Untitled compliments Stingel’s other carpet-based installations, such as PLAN B, a floral-patterned carpet that he used to cover the floor of New York’s Grand Central Station in 2004 (reproduced in Bonami, pp.92–3). The artist’s intention here, as in all of his installations, was to create a work of art that is contingent upon an audience’s presence for its completion, and that refutes traditional notions of artistic authorship and autonomy. A similar tactic was employed by Stingel in 2007 when he adorned the atrium walls of the Museum of Contemporary Art in Chicago with an aluminum-coated insulation material called Celotex (Hannah Feldman, ‘Rudolf Stingel’, Artforum, vol.45, no.8, April 2007, pp.260–4). For this exhibition, the artist invited visitors to draw, write and make imprints on the surface of the softly reflective silver panelling, effectively removing artistic privilege from the mark of the individual and handing it over to the collective gestures of thousands of viewers. Of the museum space, the artist has said that he thinks of it as a shell, ‘as it is for [him] the contrivance for [his] work. [He is] demonstrating that, using different surfaces, we can produce very diverse environments.’ (quoted in Zittl, Bonami, p.34.)
Stingel’s installations and paintings are often exhibited in the context of the paradigms of surface, colour and space that have been challenged since the middle of the twentieth century. In particular, the role of the monochrome as an intercessor for spiritual enlightenment is, with Untitled, re-interpreted as a parody of domestic banality. Stingel’s wall-mounted carpet installations engage the practice of painting with other media, such as architecture. Covering the entire surface of a wall with carpet brings the vertical, ‘painted’ work into direct tension with architectural space, such that the two categories of art are consummately combined (Chrissie Iles, ‘Surface Tension’ in Bonami, p.26). The ninety-degree turn (from the floor to the wall) performed by Stingel’s wall of orange colour recalls the rotation (albeit in the opposite direction) used by Marcel Duchamp (1887–1968) to transform his Fountain 1917 (T07573) from a urinal into a work of art. Stingel’s rotation from the horizontal to the vertical reconfigures the ordinary domestic material of carpet as an object of potential aesthetic merit.

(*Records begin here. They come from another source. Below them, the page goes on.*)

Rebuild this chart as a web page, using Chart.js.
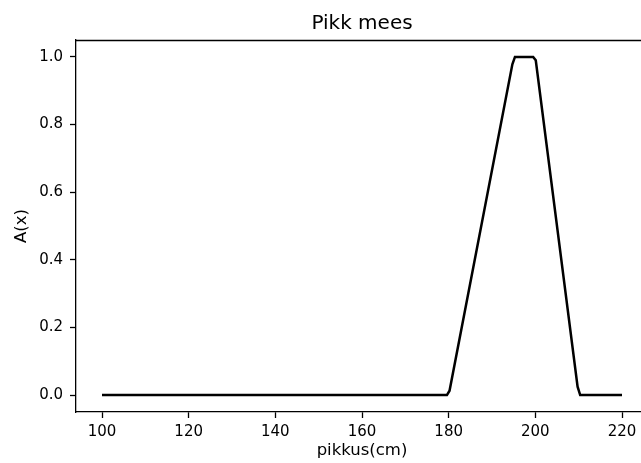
<!DOCTYPE html>
<html>
<head>
<meta charset="utf-8">
<title>Pikk mees</title>
<script src="https://cdn.jsdelivr.net/npm/chart.js@4.4.1/dist/chart.umd.min.js"></script>
<style>
    html, body { margin: 0; padding: 0; background: #fff; overflow: hidden; }
    #wrap { position: absolute; left: 0; top: 0; width: 680px; height: 463px; }
</style>
</head>
<body>
<div id="wrap"><canvas id="myChart" width="680" height="463"></canvas></div>
<script>
// corner points of the membership curve
const heights = [100, 179.6, 180.2, 194.7, 195.3, 199.5, 200.1, 209.75, 210.35, 220];
const membership = [0, 0, 0.013, 0.978, 1, 1, 0.99, 0.025, 0, 0];

const xTicks = [100, 120, 140, 160, 180, 200, 220];
const yTicks = [0, 0.2, 0.4, 0.6, 0.8, 1.0];

const points = heights.map((h, i) => ({ x: h, y: membership[i] }));

// top and right spines
const frame = {
    id: 'frame',
    afterDraw(chart) {
        const { ctx, chartArea: a } = chart;
        ctx.save();
        ctx.strokeStyle = '#000';
        ctx.lineWidth = 1.3;
        ctx.beginPath();
        ctx.moveTo(a.left, a.top + 0.5);
        ctx.lineTo(a.right, a.top + 0.5);
        ctx.lineTo(a.right, a.bottom);
        ctx.stroke();
        ctx.restore();
    }
};

const tickFont = { family: 'DejaVu Sans', size: 15 };
const labelFont = { family: 'DejaVu Sans', size: 16.5 };

const ctx = document.getElementById('myChart');
const myChart = new Chart(ctx, {
    type: 'line',
    data: {
        datasets: [{
            data: points,
            borderColor: '#000',
            borderWidth: 2.5,
            pointRadius: 0,
            tension: 0,
            fill: false
        }]
    },
    plugins: [frame],
    options: {
        responsive: false,
        animation: false,
        layout: { padding: { left: 0, right: 32, top: 0, bottom: 0 } },
        plugins: {
            legend: { display: false },
            tooltip: { enabled: false },
            title: {
                display: true,
                text: 'Pikk mees',
                fullSize: false,
                color: '#000',
                font: { family: 'DejaVu Sans', size: 20, weight: 'normal' },
                padding: { top: 12, bottom: 4 }
            }
        },
        scales: {
            x: {
                type: 'linear',
                min: 94,
                max: 226,
                afterBuildTicks: s => { s.ticks = xTicks.map(v => ({ value: v })); },
                afterFit: s => { s.height = 51; },
                grid: { drawOnChartArea: false, drawTicks: true, tickLength: 6, tickColor: '#000', tickWidth: 1.3 },
                border: { color: '#000', width: 1.3 },
                ticks: { color: '#000', font: tickFont, padding: 5, maxRotation: 0 },
                title: { display: true, text: 'pikkus(cm)', color: '#000', font: labelFont, padding: { top: 0, bottom: 2 } }
            },
            y: {
                min: -0.05,
                max: 1.05,
                afterBuildTicks: s => { s.ticks = yTicks.map(v => ({ value: v })); },
                afterFit: s => { s.width = 76; },
                grid: { drawOnChartArea: false, drawTicks: true, tickLength: 6, tickColor: '#000', tickWidth: 1.3 },
                border: { color: '#000', width: 1.3 },
                ticks: { color: '#000', font: tickFont, padding: 7, callback: v => v.toFixed(1) },
                title: { display: true, text: 'A(x)', color: '#000', font: labelFont, padding: { top: 12, bottom: 0 } }
            }
        }
    }
});
</script>
</body>
</html>
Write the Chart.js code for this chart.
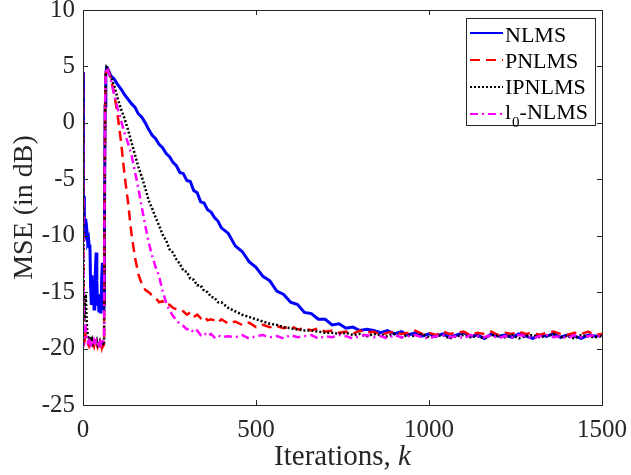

Since gaining recognition in the 1980s for his monochromatic paintings, Stingel has endeavoured to reframe notions of authenticity, hierarchy, meaning and context in art. Much in the same way that German artist Martin Kippenberger (1953–97) employed a commercial billboard painter to execute his twelve-part series Lieber Maler, male mir (Dear Painter, Paint for Me) 1981 (Saatchi Collection, London), Stingel has very little personal contact with his wall installations, the carpets for which are obtained from commercial manufacturers according to the artist’s instruction. With Untitled, Stingel re-delivers the Duchampian concept of the readymade, while challenging the conventions of wall-mounted paintings. His work evokes the statement made by the American artist Sol Lewitt (1928–2007) in his 1969 ‘Sentences on Conceptual Art’ that ‘the conventions of art are altered by works of art’ (Sol Lewitt, ‘Sentences on Conceptual Art’, Art-Language, vol.1, no.1, May 1969, pp.11–13). LeWitt’s assertions, which were born of a rejection of the subjective and expressionistic aspects of art prevalent during the 1940s and 1950s, were central to the development of the conceptual movement that sounded the apparent death knell of painting. While Stingel questions the conventions of art, at the same time he refutes the death of painting by innovating his viewers’ experience of art, whether it be on vertical, horizontal, abstract or figural planes.
Further reading:
Bernhard Bürgi (ed.), Rudolf Stingel, exhibition catalogue, Kunsthalle Zürich, 1995.
Sara Harrison (ed.), Rudolf Stingel: Louvre (After Sam), exhibition catalogue, Sadie Coles HQ, London 2006.
Franceso Bonami (ed.), Rudolf Stingel: Paintings 1987–2007, exhibition catalogue, Museum of Contemporary Art, Chicago 2007, reproduced pp.86–7.